* [Exercise description] Output the material exactly, but drop every image it holds.

┌────────

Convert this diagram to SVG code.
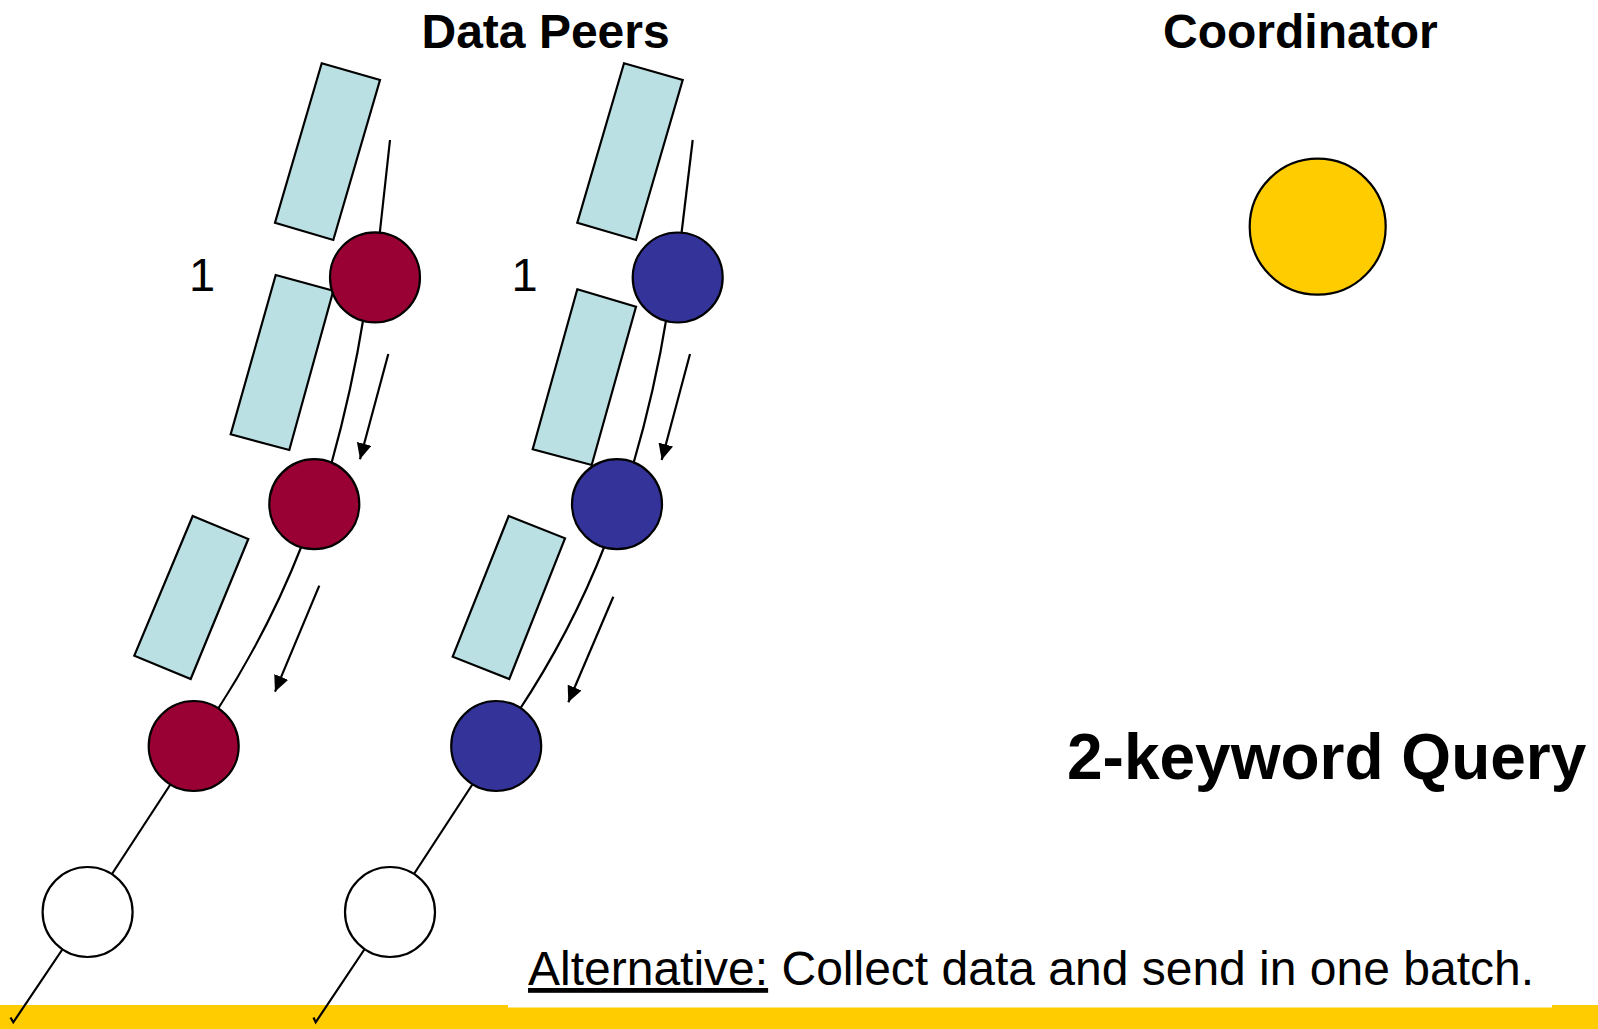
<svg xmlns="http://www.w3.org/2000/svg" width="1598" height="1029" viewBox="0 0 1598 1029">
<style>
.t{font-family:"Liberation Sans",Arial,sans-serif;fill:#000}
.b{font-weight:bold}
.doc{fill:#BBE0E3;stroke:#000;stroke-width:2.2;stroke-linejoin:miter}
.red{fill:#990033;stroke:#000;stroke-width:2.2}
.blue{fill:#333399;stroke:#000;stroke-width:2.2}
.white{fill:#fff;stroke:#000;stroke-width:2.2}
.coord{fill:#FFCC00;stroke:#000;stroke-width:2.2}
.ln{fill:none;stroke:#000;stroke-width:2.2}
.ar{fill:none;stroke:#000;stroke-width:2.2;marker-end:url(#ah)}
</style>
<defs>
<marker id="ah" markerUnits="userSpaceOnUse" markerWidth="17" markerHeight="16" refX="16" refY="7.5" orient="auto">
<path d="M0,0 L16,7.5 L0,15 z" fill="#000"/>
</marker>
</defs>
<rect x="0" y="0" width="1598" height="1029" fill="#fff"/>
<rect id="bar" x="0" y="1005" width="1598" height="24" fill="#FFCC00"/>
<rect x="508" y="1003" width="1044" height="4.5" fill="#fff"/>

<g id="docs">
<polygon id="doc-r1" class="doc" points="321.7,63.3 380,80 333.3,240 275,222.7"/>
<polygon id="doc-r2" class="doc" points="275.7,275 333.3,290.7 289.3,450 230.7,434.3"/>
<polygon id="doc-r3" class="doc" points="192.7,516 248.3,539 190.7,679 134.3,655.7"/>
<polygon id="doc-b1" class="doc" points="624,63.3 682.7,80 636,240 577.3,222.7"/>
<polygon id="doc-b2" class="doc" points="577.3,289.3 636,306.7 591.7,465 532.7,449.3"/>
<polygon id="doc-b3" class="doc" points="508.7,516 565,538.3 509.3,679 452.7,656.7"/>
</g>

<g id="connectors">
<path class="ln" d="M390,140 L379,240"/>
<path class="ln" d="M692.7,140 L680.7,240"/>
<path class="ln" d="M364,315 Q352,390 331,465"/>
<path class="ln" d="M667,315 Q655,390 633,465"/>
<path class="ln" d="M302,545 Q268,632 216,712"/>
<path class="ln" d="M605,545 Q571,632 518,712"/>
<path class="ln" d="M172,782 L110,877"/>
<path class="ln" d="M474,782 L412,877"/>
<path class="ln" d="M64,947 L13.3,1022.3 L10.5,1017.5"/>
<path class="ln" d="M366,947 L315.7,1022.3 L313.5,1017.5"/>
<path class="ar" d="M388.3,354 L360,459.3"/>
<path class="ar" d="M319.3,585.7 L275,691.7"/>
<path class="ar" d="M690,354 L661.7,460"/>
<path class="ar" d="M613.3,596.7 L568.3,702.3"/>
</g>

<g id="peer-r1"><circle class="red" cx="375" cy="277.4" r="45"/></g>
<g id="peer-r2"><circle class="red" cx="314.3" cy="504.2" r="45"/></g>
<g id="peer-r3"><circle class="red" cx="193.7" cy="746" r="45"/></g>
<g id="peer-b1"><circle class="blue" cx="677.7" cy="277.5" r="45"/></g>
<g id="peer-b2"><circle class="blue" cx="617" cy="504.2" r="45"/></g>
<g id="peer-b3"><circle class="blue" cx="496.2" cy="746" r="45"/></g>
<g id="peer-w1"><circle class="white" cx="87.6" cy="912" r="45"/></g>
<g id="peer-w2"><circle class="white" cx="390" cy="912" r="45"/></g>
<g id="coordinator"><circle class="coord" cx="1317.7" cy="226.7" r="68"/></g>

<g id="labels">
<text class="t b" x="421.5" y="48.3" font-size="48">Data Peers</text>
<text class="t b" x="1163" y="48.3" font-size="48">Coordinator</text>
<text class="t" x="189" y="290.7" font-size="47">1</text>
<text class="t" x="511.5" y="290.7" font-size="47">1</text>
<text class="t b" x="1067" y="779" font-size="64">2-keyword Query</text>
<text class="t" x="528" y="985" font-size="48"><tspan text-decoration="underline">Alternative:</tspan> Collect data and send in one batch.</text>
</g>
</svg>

└────────

* [Written response]
Convert this diagram to SVG code.
<svg xmlns="http://www.w3.org/2000/svg" width="1598" height="1029" viewBox="0 0 1598 1029">
<style>
.t{font-family:"Liberation Sans",Arial,sans-serif;fill:#000}
.b{font-weight:bold}
.doc{fill:#BBE0E3;stroke:#000;stroke-width:2.2;stroke-linejoin:miter}
.red{fill:#990033;stroke:#000;stroke-width:2.2}
.blue{fill:#333399;stroke:#000;stroke-width:2.2}
.white{fill:#fff;stroke:#000;stroke-width:2.2}
.coord{fill:#FFCC00;stroke:#000;stroke-width:2.2}
.ln{fill:none;stroke:#000;stroke-width:2.2}
.ar{fill:none;stroke:#000;stroke-width:2.2;marker-end:url(#ah)}
</style>
<defs>
<marker id="ah" markerUnits="userSpaceOnUse" markerWidth="17" markerHeight="16" refX="16" refY="7.5" orient="auto">
<path d="M0,0 L16,7.5 L0,15 z" fill="#000"/>
</marker>
</defs>
<rect x="0" y="0" width="1598" height="1029" fill="#fff"/>
<rect id="bar" x="0" y="1005" width="1598" height="24" fill="#FFCC00"/>
<rect x="508" y="1003" width="1044" height="4.5" fill="#fff"/>

<g id="docs">
<polygon id="doc-r1" class="doc" points="321.7,63.3 380,80 333.3,240 275,222.7"/>
<polygon id="doc-r2" class="doc" points="275.7,275 333.3,290.7 289.3,450 230.7,434.3"/>
<polygon id="doc-r3" class="doc" points="192.7,516 248.3,539 190.7,679 134.3,655.7"/>
<polygon id="doc-b1" class="doc" points="624,63.3 682.7,80 636,240 577.3,222.7"/>
<polygon id="doc-b2" class="doc" points="577.3,289.3 636,306.7 591.7,465 532.7,449.3"/>
<polygon id="doc-b3" class="doc" points="508.7,516 565,538.3 509.3,679 452.7,656.7"/>
</g>

<g id="connectors">
<path class="ln" d="M390,140 L379,240"/>
<path class="ln" d="M692.7,140 L680.7,240"/>
<path class="ln" d="M364,315 Q352,390 331,465"/>
<path class="ln" d="M667,315 Q655,390 633,465"/>
<path class="ln" d="M302,545 Q268,632 216,712"/>
<path class="ln" d="M605,545 Q571,632 518,712"/>
<path class="ln" d="M172,782 L110,877"/>
<path class="ln" d="M474,782 L412,877"/>
<path class="ln" d="M64,947 L13.3,1022.3 L10.5,1017.5"/>
<path class="ln" d="M366,947 L315.7,1022.3 L313.5,1017.5"/>
<path class="ar" d="M388.3,354 L360,459.3"/>
<path class="ar" d="M319.3,585.7 L275,691.7"/>
<path class="ar" d="M690,354 L661.7,460"/>
<path class="ar" d="M613.3,596.7 L568.3,702.3"/>
</g>

<g id="peer-r1"><circle class="red" cx="375" cy="277.4" r="45"/></g>
<g id="peer-r2"><circle class="red" cx="314.3" cy="504.2" r="45"/></g>
<g id="peer-r3"><circle class="red" cx="193.7" cy="746" r="45"/></g>
<g id="peer-b1"><circle class="blue" cx="677.7" cy="277.5" r="45"/></g>
<g id="peer-b2"><circle class="blue" cx="617" cy="504.2" r="45"/></g>
<g id="peer-b3"><circle class="blue" cx="496.2" cy="746" r="45"/></g>
<g id="peer-w1"><circle class="white" cx="87.6" cy="912" r="45"/></g>
<g id="peer-w2"><circle class="white" cx="390" cy="912" r="45"/></g>
<g id="coordinator"><circle class="coord" cx="1317.7" cy="226.7" r="68"/></g>

<g id="labels">
<text class="t b" x="421.5" y="48.3" font-size="48">Data Peers</text>
<text class="t b" x="1163" y="48.3" font-size="48">Coordinator</text>
<text class="t" x="189" y="290.7" font-size="47">1</text>
<text class="t" x="511.5" y="290.7" font-size="47">1</text>
<text class="t b" x="1067" y="779" font-size="64">2-keyword Query</text>
<text class="t" x="528" y="985" font-size="48"><tspan text-decoration="underline">Alternative:</tspan> Collect data and send in one batch.</text>
</g>
</svg>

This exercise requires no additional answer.